Qui pourrait, quatre heures durant, non seulement assister aux débats d'une assemblée constituante sans décrocher, mais surtout y assister avec passion, avec les joues roses d'excitation et le coeur qui bat, et y assister avec raison, avec le sentiment de devenir plus clairvoyant et plus vif, à chaque minute ?

C'est exactement ce que j'ai éprouvé à la représentation de Ça ira (1) fin de Louis, ce que j'ai ressenti devant cette leçon d'histoire en actes et en paroles , cette vaste fresque mythique de notre révolution française, inspirée par les comptes- rendus des réunions de l'hôtel de ville, des assemblées de quartier et bien sûr de l'Assemblée du Tiers Etat à Versailles -mais réactualisée par des costumes contemporains, la présence de femmes députées et une absence volontaire de marqueurs historiques – à part Louis, aucun personnage ne porte son nom historique.

J'ai vu l'Histoire en marche, mais je n'ai pas vu une énième pièce historique sur la Révolution. J'ai assisté, sur mon petit fauteuil rouge, aux Amandiers de Nanterre, à l'éclosion délicate et difficile, souvent tumultueuse, de la démocratie.

Pas une reconstitution historique, mais la reconstruction d'un processus, d'une dynamique.

Privé de ses repères de cours d'histoire –ah, tiens, ça c'est Danton, celui-là, c'est Robespierre, l'Incorruptible- le spectateur est « placé dans un état de découverte des événements », dit Pommerat, « comme s'il était lui-même contemporain de ce qui se déroule sous ses yeux. »

Un passé réactualisé, un « passé-présent » parce que, dit toujours Pommerat, « on ne peut pas reconstituer le passé. le passé n'existe plus, il s'agit toujours d'une fiction pour l'historien comme pour l'écrivain ou le metteur en scène. Ça ira est une fiction vraie, c'est-à-dire une fiction que j'ai voulue la plus vraie possible. »

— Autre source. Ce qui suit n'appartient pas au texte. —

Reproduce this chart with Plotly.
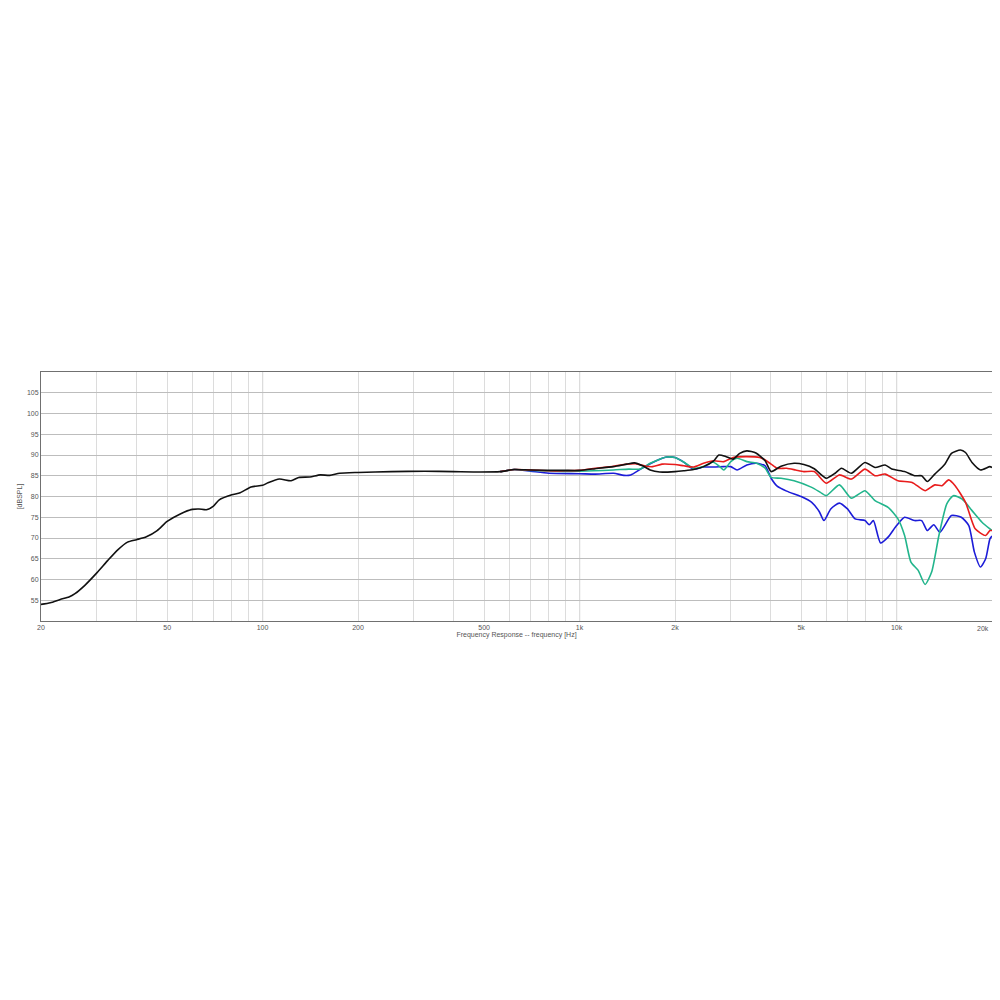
import math
import plotly.graph_objects as go

# black: on-axis response, full band
black_f = [20, 21.4, 23, 24.5, 25.6, 27.5, 30, 32.5, 35, 37.5, 40, 43, 46.5, 50, 55, 60, 63, 66.5,
           70, 73, 80, 85, 92, 100, 104, 113, 123, 130, 141, 152, 163, 175, 200, 255, 325, 400,
           486, 562, 622, 700, 900, 1000, 1120, 1280, 1410, 1490, 1580, 1670, 1790, 2000, 2130,
           2290, 2460, 2650, 2750, 2900, 3050, 3200, 3370, 3600, 3850, 4020, 4320, 4750, 5100,
           5500, 6000, 6400, 6700, 7200, 7950, 8550, 9200, 9660, 10600, 11400, 12000, 12500,
           13200, 14200, 14900, 15900, 16500, 17300, 18400, 19700, 20000]
black_db = [54.0, 54.4, 55.2, 55.8, 56.6, 58.6, 61.6, 64.6, 67.2, 69.0, 69.6, 70.3, 71.8, 74.0,
            75.8, 76.9, 77.0, 76.8, 77.7, 79.2, 80.4, 80.9, 82.3, 82.7, 83.3, 84.2, 83.8, 84.6,
            84.7, 85.2, 85.1, 85.6, 85.8, 86.0, 86.1, 86.0, 85.9, 86.0, 86.5, 86.4, 86.3, 86.3,
            86.7, 87.2, 87.8, 88.1, 87.4, 86.4, 85.9, 86.0, 86.2, 86.5, 87.2, 88.6, 90.0, 89.6,
            89.0, 90.4, 91.0, 90.5, 88.6, 86.0, 87.3, 88.0, 87.7, 86.7, 84.4, 85.6, 86.8, 85.6,
            88.2, 87.0, 87.6, 86.6, 86.0, 85.0, 85.0, 83.6, 85.4, 87.8, 90.4, 91.2, 90.6, 88.2,
            86.4, 87.2, 87.0]

red_f = [562, 622, 700, 800, 900, 1000, 1120, 1280, 1410, 1500, 1620, 1700, 1820, 2000, 2130,
         2290, 2460, 2650, 2850, 3050, 3370, 3700, 3850, 4020, 4200, 4500, 4800, 5100, 5500,
         6000, 6600, 7200, 7950, 8550, 9200, 10100, 11200, 12300, 13200, 13900, 14600, 15300,
         16500, 17700, 19100, 19700, 20000]
red_db = [86.0, 86.5, 86.4, 86.2, 86.2, 86.3, 86.8, 87.3, 87.8, 87.9, 87.3, 87.2, 87.8, 87.7,
          87.4, 87.1, 88.0, 88.6, 88.4, 89.4, 89.6, 89.4, 88.8, 87.8, 86.8, 86.8, 86.4, 86.0,
          86.0, 83.2, 85.2, 84.2, 86.6, 85.0, 85.4, 83.8, 83.4, 81.4, 82.8, 82.6, 84.0, 82.6,
          78.6, 72.2, 70.6, 71.8, 71.8]

green_f = [562, 622, 700, 800, 1000, 1280, 1430, 1550, 1670, 1790, 1880, 2000, 2130, 2290, 2460,
           2630, 2750, 2850, 3000, 3140, 3370, 3620, 3850, 4020, 4320, 4750, 5400, 5750, 6000,
           6600, 7200, 7950, 8550, 9400, 10100, 10600, 11100, 11700, 12300, 12900, 13600, 14400,
           15100, 16100, 17300, 18600, 19700, 20000]
green_db = [86.0, 86.5, 86.3, 86.1, 86.1, 86.4, 86.6, 86.6, 88.0, 89.0, 89.5, 89.4, 88.3, 86.8,
            87.2, 88.3, 87.4, 86.4, 88.4, 89.2, 88.4, 88.0, 86.8, 84.6, 84.4, 83.8, 82.2, 81.0,
            80.2, 82.8, 79.6, 81.4, 79.0, 77.4, 74.6, 70.6, 64.2, 62.2, 58.8, 61.8, 70.6, 78.2,
            80.2, 79.4, 76.6, 73.8, 72.2, 71.8]

blue_f = [562, 622, 700, 800, 1000, 1120, 1280, 1380, 1450, 1550, 1670, 1790, 1880, 2000, 2130,
          2290, 2460, 2650, 2850, 3000, 3140, 3370, 3620, 3850, 4020, 4200, 4500, 5000, 5400,
          5700, 5900, 6200, 6600, 7000, 7400, 7950, 8200, 8450, 8900, 9400, 10000, 10600, 11400,
          12000, 12500, 13100, 13700, 14900, 16000, 16900, 17600, 18400, 19100, 19700, 20000]
blue_db = [86.0, 86.5, 86.1, 85.6, 85.5, 85.4, 85.6, 85.1, 85.2, 86.5, 87.9, 89.0, 89.5, 89.4,
           88.3, 86.6, 87.1, 87.1, 87.2, 87.2, 86.4, 87.6, 88.0, 87.4, 84.4, 82.5, 81.3, 80.0,
           78.6, 76.4, 74.2, 77.0, 78.4, 77.0, 74.6, 74.2, 73.2, 74.2, 68.8, 70.2, 73.0, 75.0,
           74.2, 74.2, 71.8, 73.2, 71.4, 75.4, 75.0, 73.0, 66.6, 63.0, 65.0, 69.8, 70.5]

# grid / tick setup
grid_f = [20, 30, 40, 50, 60, 70, 80, 90, 100, 200, 300, 400, 500, 600, 700, 800, 900,
          1000, 2000, 3000, 4000, 5000, 6000, 7000, 8000, 9000, 10000, 20000]
labels = {20: "20", 50: "50", 100: "100", 200: "200", 500: "500", 1000: "1k",
          2000: "2k", 5000: "5k", 10000: "10k"}
last_label = (20000, "20k")  # drawn separately, right-aligned at the frame edge
major_f = [100, 1000, 10000]
db_ticks = [55, 60, 65, 70, 75, 80, 85, 90, 95, 100, 105]

fig = go.Figure()

# draw order: colored curves first, black on top
for f, db, color in [(blue_f, blue_db, "#1c1cd8"),
                     (green_f, green_db, "#22b58c"),
                     (red_f, red_db, "#e81c1c"),
                     (black_f, black_db, "#111111")]:
    fig.add_trace(go.Scatter(x=f, y=db, mode="lines",
                             line=dict(color=color, width=1.6, shape="spline", smoothing=0.6),
                             hoverinfo="x+y", showlegend=False))

# darker decade lines
for f in major_f:
    fig.add_shape(type="line", xref="x", yref="paper", x0=f, x1=f, y0=0, y1=1,
                  line=dict(color="#6e6e6e", width=1), layer="below")

font = dict(family="Liberation Sans, Arial, sans-serif", size=7, color="#555555")

# log axis: annotation x is given in log10 units
fig.add_annotation(x=math.log10(last_label[0]), y=0,
                   xref="x", yref="paper", text=last_label[1], showarrow=False,
                   xanchor="right", yanchor="top", xshift=-1, yshift=-2, font=font)

fig.update_xaxes(type="log", range=[1.30103, 4.30103],
                 tickvals=grid_f, ticktext=[labels.get(v, "") for v in grid_f],
                 showgrid=True, gridcolor="#dcdcdc", gridwidth=1,
                 showline=True, linecolor="#707070", linewidth=1, mirror=True,
                 ticks="", tickfont=font, zeroline=False, automargin=False,
                 title=dict(text="Frequency Response -- frequency [Hz]", font=font, standoff=1))
fig.update_yaxes(range=[50, 110], tickvals=db_ticks,
                 showgrid=True, gridcolor="#bdbdbd", gridwidth=1,
                 showline=True, linecolor="#707070", linewidth=1, mirror=True,
                 ticks="", tickfont=font, zeroline=False, automargin=False,
                 title=dict(text="[dBSPL]", font=font, standoff=3))

# page body adds ~8px offset, so the figure is a bit smaller than the window
fig.update_layout(width=990, height=980,
                  margin=dict(l=33, r=6, t=364, b=367),
                  paper_bgcolor="white", plot_bgcolor="white",
                  font=font)

fig.write_html("out.html")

Le spectateur n'est pas pris à parti comme dans un spectacle d'Ariane Mnouchkine: tandis que les acteurs arpentent la salle -devenue assemblée de citoyens, de députés, ou font irruption sur la scène, lieu des débats officiels, lui reste spectateur, libre, comme un citoyen de l'époque, de choisir son camp, d'hésiter, d'en changer. de se faire une opinion.

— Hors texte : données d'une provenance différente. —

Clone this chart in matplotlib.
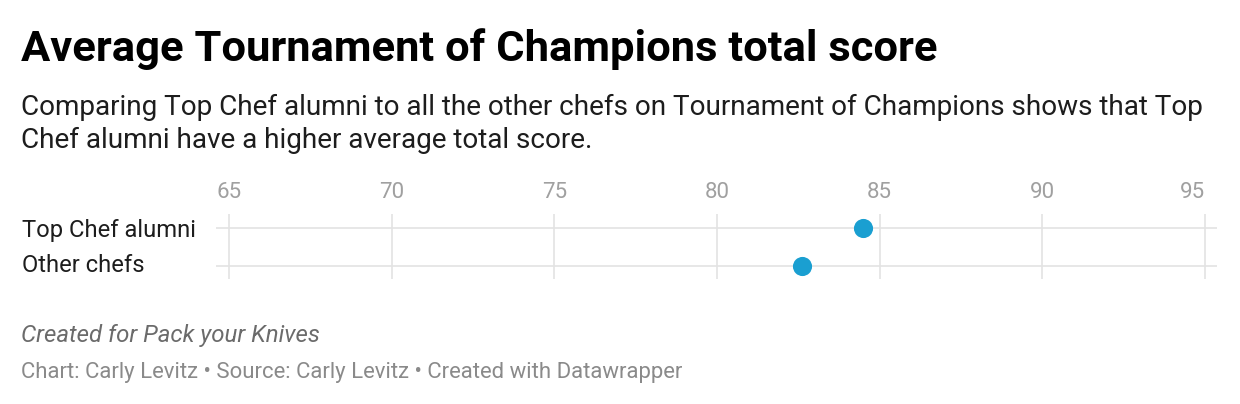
import matplotlib
matplotlib.use("Agg")
import matplotlib.pyplot as plt
from matplotlib.transforms import blended_transform_factory

categories = ["Top Chef alumni", "Other chefs"]
scores = [84.5, 82.6]
x_ticks = [65, 70, 75, 80, 85, 90, 95]

title = "Average Tournament of Champions total score"
subtitle1 = "Comparing Top Chef alumni to all the other chefs on Tournament of Champions shows that Top"
subtitle2 = "Chef alumni have a higher average total score."
note = "Created for Pack your Knives"
credits = "Chart: Carly Levitz \u2022 Source: Carly Levitz \u2022 Created with Datawrapper"

plt.rcParams['font.family'] = ['Roboto', 'DejaVu Sans']

W, H = 1240, 404
fig = plt.figure(figsize=(W / 100, H / 100), dpi=100)
fig.patch.set_facecolor("white")

def fy(py):
    return 1 - py / H

def fx(px):
    return px / W

ax_left, ax_right = 216, 1217
ax_top, ax_bottom = 214, 279
ax = fig.add_axes([fx(ax_left), fy(ax_bottom), fx(ax_right - ax_left), (ax_bottom - ax_top) / H])
ax.set_facecolor("none")

ppu = (1205 - 229) / 30.0
ax.set_xlim(65 - (229 - ax_left) / ppu, 95 + (ax_right - 1205) / ppu)
row_px = [227.7, 265.5]
rs = row_px[1] - row_px[0]
ax.set_ylim(1 + (ax_bottom - row_px[1]) / rs, 0 - (row_px[0] - ax_top) / rs)

for s in ax.spines.values():
    s.set_visible(False)
ax.set_xticks([])
ax.set_yticks([])

grid_c = "#e3e3e3"
for t in x_ticks:
    ax.axvline(t, color=grid_c, lw=1.2, zorder=1)
for i in range(len(categories)):
    ax.axhline(i, color=grid_c, lw=1.2, zorder=1)

ax.scatter(scores, range(len(categories)), s=190, color="#1a9fd1", zorder=3, linewidths=0)

tr = blended_transform_factory(ax.transData, fig.transFigure)
for i, t in enumerate(x_ticks):
    ha = "right" if i == len(x_ticks) - 1 else "center"
    ax.text(t, fy(198), str(t), transform=tr, ha=ha, va="baseline",
            fontsize=16, color="#a0a0a0")

base_px = [236.8, 271.7]
for i, c in enumerate(categories):
    fig.text(fx(22), fy(base_px[i]), c, ha="left", va="baseline",
             fontsize=17.1, color="#1d1d1d")

fig.text(fx(21), fy(61), title, ha="left", va="baseline", fontsize=31.3,
         fontweight="bold", color="#000000")
fig.text(fx(21), fy(115), subtitle1, ha="left", va="baseline", fontsize=20.1, color="#1d1d1d")
fig.text(fx(21), fy(148), subtitle2, ha="left", va="baseline", fontsize=20.1, color="#1d1d1d")
fig.text(fx(21), fy(342), note, ha="left", va="baseline", fontsize=17.3, style="italic",
         color="#6b6b6b")
fig.text(fx(21), fy(378), credits, ha="left", va="baseline", fontsize=15.9, color="#8a8a8a")

fig.savefig("out.png", dpi=100, facecolor="white")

Une vraie leçon de civisme et de citoyenneté, bien utile par les temps qui courent où l'on ne vote plus, ou mal, ou contre et rarement pour, où le vote est une sorte de billard à deux bandes, une stratégie d'évitement plus qu'une façon d'assumer son choix et sa détermination, ou pire un vote recyclable et jetable comme les sacs du même nom, - il faut dire que l'offre politique n'a rien pour nous… emballer !

Autant le spectacle Au monde m'avait laissée froide, et m'avait même ennuyée profondément, autant Ça ira, rejoué cet automne aux Amandiers, m'a enthousiasmée : je n'étais pas seule, la salle tout entière a salué debout, comme aux temps de fièvre citoyenne et révolutionnaire.

Nous avons senti, le temps d'une représentation, le grand vent revigorant de la démocratie souffler sur nous et rafraîchir l'air vicié et pesant du temps présent.